I am very, very aware of just how unflattering this is.
Thanks, as always, for sharing your heart, Claire. I DID end up leaving the Catholic Church for 8 years after not being able to find the answers or community I needed. But the Eucharist called me back. And even through the crap interactions I've had since my return, the ones where I have to keep telling myself that priests are humans with flaws too, the scripture passage that stays in my heart is always "To whom shall we go?" Because I've lived that otherness and dang, it doesn't heal the wounds either. But then I'm alone with my wounds, rather than having Jesus cry with me and sit with me in the muck.
Yes, this is an at-times harrowing topic that I encounter often as well. My family was never going to enroll as third-order Carmelites, but we went to Mass regularly until about 2003, when I was 7, as the horrific truth about the sex abuse scandals reverberated through our Archdiocese - Boston. I vividly remember my Dad picking me up from elementary school and seeing a picture of Bishop John McCormick on the wall and how he became *enraged*. It sometimes feels impossible to explain to others how you could choose to go back to that, though I do think people have started to understand more in the past few years as the western world’s experiment with postmodernism has crumbled.

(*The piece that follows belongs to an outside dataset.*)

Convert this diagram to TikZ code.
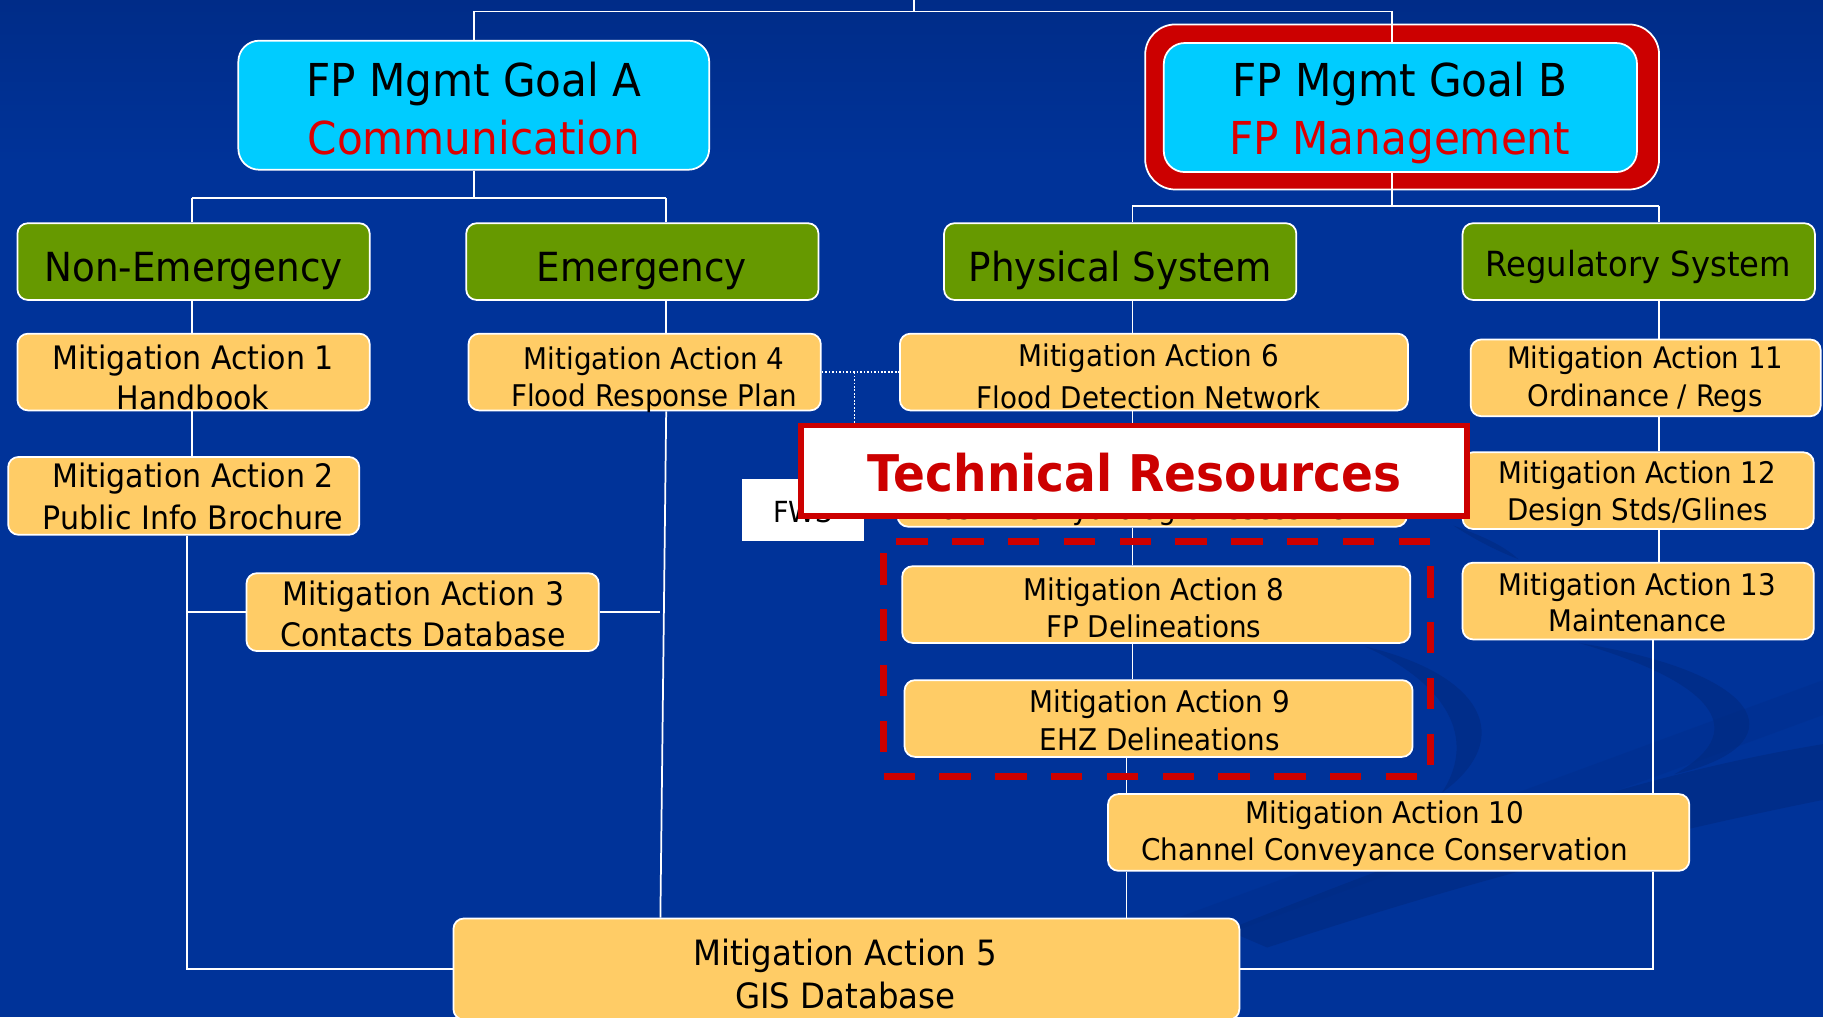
\documentclass[tikz,border=0pt]{standalone}
\usepackage{fontspec}
\setmainfont[FakeStretch=0.93]{DejaVu Sans}
\usetikzlibrary{calc}
\definecolor{bgblue}{RGB}{0,51,153}
\definecolor{bgtop}{RGB}{0,44,136}
\definecolor{swoosh}{RGB}{0,40,125}
\definecolor{goalcyan}{RGB}{0,204,255}
\definecolor{hdrgreen}{RGB}{102,153,0}
\definecolor{maorange}{RGB}{255,204,102}
\definecolor{redtxt}{RGB}{221,0,0}
\definecolor{frame}{RGB}{204,0,0}
\newcommand{\mysize}[2]{\fontsize{#1}{#2}\selectfont}
\begin{document}
\begin{tikzpicture}[x=1pt,y=-1pt,
  box/.style={draw=white, line width=1.5pt, rounded corners=9pt, inner sep=0pt},
  goalbox/.style={box, fill=goalcyan, rounded corners=18pt},
  hdrbox/.style={box, fill=hdrgreen, minimum width=303, minimum height=66},
  mabox/.style={box, fill=maorange},
  txt/.style={inner sep=0pt, align=center, text=black, anchor=north},
  onel/.style={inner sep=0pt, text=black, anchor=base},
  conn/.style={draw=white, line width=1.5pt},
  dotconn/.style={draw=white, line width=1.3pt, dash pattern=on 1.4pt off 1.6pt},
  swfill/.style={fill=swoosh, opacity=0.5}
]
% ---------- background ----------
\fill[bgblue] (0,0) rectangle (1568,875);
\shade[top color=bgtop, bottom color=bgblue] (0,0) rectangle (1568,140);
\useasboundingbox (0,0) rectangle (1568,875);
% faint swooshes of the slide background
\path[swfill] (1055,800) .. controls (1250,722) and (1400,668) .. (1568,640) -- (1568,688)
   .. controls (1400,722) and (1250,762) .. (1090,815) -- cycle;
\path[swfill] (1174,556) .. controls (1275,580) and (1305,635) .. (1240,682)
   .. controls (1268,640) and (1252,592) .. (1174,556) -- cycle;
\path[swfill] (1250,452) .. controls (1272,460) and (1292,468) .. (1306,481)
   .. controls (1288,474) and (1270,465) .. (1250,452) -- cycle;
\path[swfill] (1358,553) .. controls (1525,580) and (1545,642) .. (1440,666)
   .. controls (1502,632) and (1484,590) .. (1358,553) -- cycle;
\path[fill=swoosh, opacity=0.2] (780,875) -- (1568,585) -- (1568,615) -- (860,875) -- cycle;

% ---------- goal boxes ----------
\node[goalbox, minimum width=405, minimum height=111] (goalA) at (407.5,90.5) {};
\node[box, fill=frame, rounded corners=26pt, minimum width=442, minimum height=142] (goalBout) at (1206,92) {};
\node[goalbox, minimum width=407, minimum height=111] (goalB) at (1204.5,92.5) {};

% ---------- headers ----------
\node[hdrbox] (ne) at (166.5,225) {};
\node[hdrbox] (em) at (552.5,225) {};
\node[hdrbox] (ps) at (963.5,225) {};
\node[hdrbox] (rs) at (1409.5,225) {};

% ---------- mitigation actions ----------
\node[mabox, minimum width=303, minimum height=66] (ma1) at (166.5,320) {};
\node[mabox, minimum width=302, minimum height=67] (ma2) at (158,426.5) {};
\node[mabox, minimum width=303, minimum height=67] (ma3) at (363.5,526.5) {};
\node[mabox, minimum width=303, minimum height=66] (ma4) at (554.5,320) {};
\node[mabox, minimum width=437, minimum height=66] (ma6) at (992.5,320) {};
\node[mabox, minimum width=438, minimum height=65] (ma7) at (991,420.5) {};
\node[mabox, minimum width=437, minimum height=66] (ma8) at (994.5,520) {};
\node[mabox, minimum width=437, minimum height=66] (ma9) at (996.5,618) {};
\node[mabox, minimum width=500, minimum height=66] (ma10) at (1203,716) {};
\node[mabox, minimum width=676, minimum height=87] (ma5) at (728,833.5) {};
\node[mabox, minimum width=301, minimum height=66] (ma11) at (1415.5,325) {};
\node[mabox, minimum width=302, minimum height=66] (ma12) at (1409,422) {};
\node[mabox, minimum width=302, minimum height=66] (ma13) at (1409,517) {};

% ---------- connector helper coordinates ----------
\coordinate (root) at (786,0);
\coordinate (topbar) at (786,10);
\coordinate (barA) at (408,170);
\coordinate (barB) at (1197,177);
\coordinate (cA) at (165,0);
\coordinate (cA2) at (161,0);
\coordinate (cB) at (573,0);
\coordinate (cB2) at (568,0);
\coordinate (cC) at (974,0);
\coordinate (cC2) at (969,0);
\coordinate (cD) at (1427,0);
\coordinate (cD2) at (1422,0);
\coordinate (dj) at (735,0);

% ---------- connectors ----------
\draw[conn] (root) -- (topbar);
\draw[conn] (goalA.north) |- (topbar) -| (goalB.north -| barB);
\draw[conn] (goalA.south) -- (goalA.south |- barA);
\draw[conn] (cA |- barA) -- (cB |- barA);
\draw[conn] (cA |- barA) -- (cA |- ne.north);
\draw[conn] (cB |- barA) -- (cB |- em.north);
\draw[conn] (goalB.south -| barB) -- (barB);
\draw[conn] (cC |- barB) -- (cD |- barB);
\draw[conn] (cC |- barB) -- (cC |- ps.north);
\draw[conn] (cD |- barB) -- (cD |- rs.north);
% column A
\draw[conn] (cA |- ne.south) -- (cA |- ma1.north);
\draw[conn] (cA |- ma1.south) -- (cA |- ma2.north);
\draw[conn] (cA2 |- ma2.south) |- (ma5.west);
\draw[conn] (ma3.west) -- (ma3.west -| cA2);
% column B
\draw[conn] (cB |- em.south) -- (cB |- ma4.north);
\draw[conn] (cB |- ma4.south) -- (cB2 |- ma5.north);
\draw[conn] (ma3.east) -- (ma3.east -| cB2);
% column C
\draw[conn] (cC |- ps.south) -- (cC |- ma6.north);
\draw[conn] (cC |- ma6.south) -- (cC |- ma7.north);
\draw[conn] (cC |- ma7.south) -- (cC |- ma8.north);
\draw[conn] (cC |- ma8.south) -- (cC |- ma9.north);
\draw[conn] (cC2 |- ma9.south) -- (cC2 |- ma10.north);
\draw[conn] (cC2 |- ma10.south) -- (cC2 |- ma5.north);
% column D
\draw[conn] (cD |- rs.south) -- (cD |- ma11.north);
\draw[conn] (cD |- ma11.south) -- (cD |- ma12.north);
\draw[conn] (cD |- ma12.south) -- (cD |- ma13.north);
\draw[conn] (cD2 |- ma13.south) -- (cD2 |- ma10.north);
\draw[conn] (cD2 |- ma10.south) |- (ma5.east);
% dotted link
\draw[dotconn] (ma4.east) -- (ma6.west);
\draw[dotconn] (dj |- ma4.east) -- (dj |- 0,412);

% ---------- texts ----------
\node[txt, font=\mysize{39}{50}] (goalAt) at (407.5,53.4) {FP Mgmt Goal A\\\textcolor{redtxt}{Communication}};
\node[txt, font=\mysize{39}{50}] (goalBt) at (1204,53.4) {FP Mgmt Goal B\\\textcolor{redtxt}{FP Management}};
\node[onel, font=\mysize{34.5}{40}] (net) at (166.5,242.3) {Non-Emergency};
\node[onel, font=\mysize{34.5}{40}] (emt) at (552,242.3) {Emergency};
\node[onel, font=\mysize{34.5}{40}] (pst) at (963.5,242.3) {Physical System};
\node[onel, font=\mysize{29.8}{35}] (rst) at (1409,237.4) {Regulatory System};

\node[txt, font=\mysize{27.8}{34.5}] (ma1t) at (166,296.6) {Mitigation Action 1\\Handbook};
\node[txt, font=\mysize{27.8}{35.8}] (ma2t) at (166,398.4) {Mitigation Action 2\\Public Info Brochure};
\node[txt, font=\mysize{27.8}{35.3}] (ma3t) at (364,499.3) {Mitigation Action 3\\Contacts Database};
\node[txt, font=\mysize{25.7}{32.1}] (ma4t) at (562.5,298.2) {Mitigation Action 4\\Flood Response Plan};
\node[txt, font=\mysize{25.7}{36.4}] (ma6t) at (988,295.3) {Mitigation Action 6\\Flood Detection Network};
\node[onel, font=\mysize{25.7}{32}] (ma7t) at (989,447) {Post-Fire Hydrologic Assessment};
\node[txt, font=\mysize{25.7}{32.2}] (ma8t) at (992.5,496.5) {Mitigation Action 8\\FP Delineations};
\node[txt, font=\mysize{25.7}{32}] (ma9t) at (997.5,593.5) {Mitigation Action 9\\EHZ Delineations};
\node[txt, font=\mysize{25.7}{32.1}] (ma10t) at (1191,688.7) {Mitigation Action 10\\Channel Conveyance Conservation};
\node[txt, font=\mysize{30}{37.3}] (ma5t) at (727,807.2) {Mitigation Action 5\\GIS Database};
\node[txt, font=\mysize{25.5}{32.4}] (ma11t) at (1415,297.3) {Mitigation Action 11\\Ordinance / Regs};
\node[txt, font=\mysize{25.6}{31.6}] (ma12t) at (1408.5,396.2) {Mitigation Action 12\\Design Stds/Glines};
\node[txt, font=\mysize{25.6}{31.5}] (ma13t) at (1408.5,492.3) {Mitigation Action 13\\Maintenance};

% ---------- overlays ----------
\node[fill=white, minimum width=105, minimum height=53, inner sep=0pt] (fws) at (690.5,438.5) {};
\node[onel, font=\mysize{25}{30}] (fwst) at (690.5,449.6) {FWS};
\node[draw=frame, fill=white, line width=5pt, minimum width=573, minimum height=78, inner sep=0pt] (tr) at (975.5,405) {};
\node[onel, text=frame, font=\bfseries\mysize{43.5}{50}] (trt) at (976,423) {Technical Resources};
\node[draw=frame, line width=6pt, dash pattern=on 27pt off 21pt, minimum width=470, minimum height=202, inner sep=0pt] (grp) at (995,567) {};
\end{tikzpicture}
\end{document}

As to the deep suffering - I know the last thing you probably need right now is another book on your list, but I think you would appreciate The Brothers Karamazov. One thing I love about Dostoevsky (despite his anti-Catholicism, ironically) is how much he wrestled with darkness. He was sentenced to death at 27 and then served in a labor camp and then in exile. He met Jesus during this time but he never reached the serene trust stage of faith, he always struggled.
Brothers K is a big time investment but it’s the best attempt (in my opinion) that any human being has ever made to articulate the necessity of faith in the midst of profound suffering.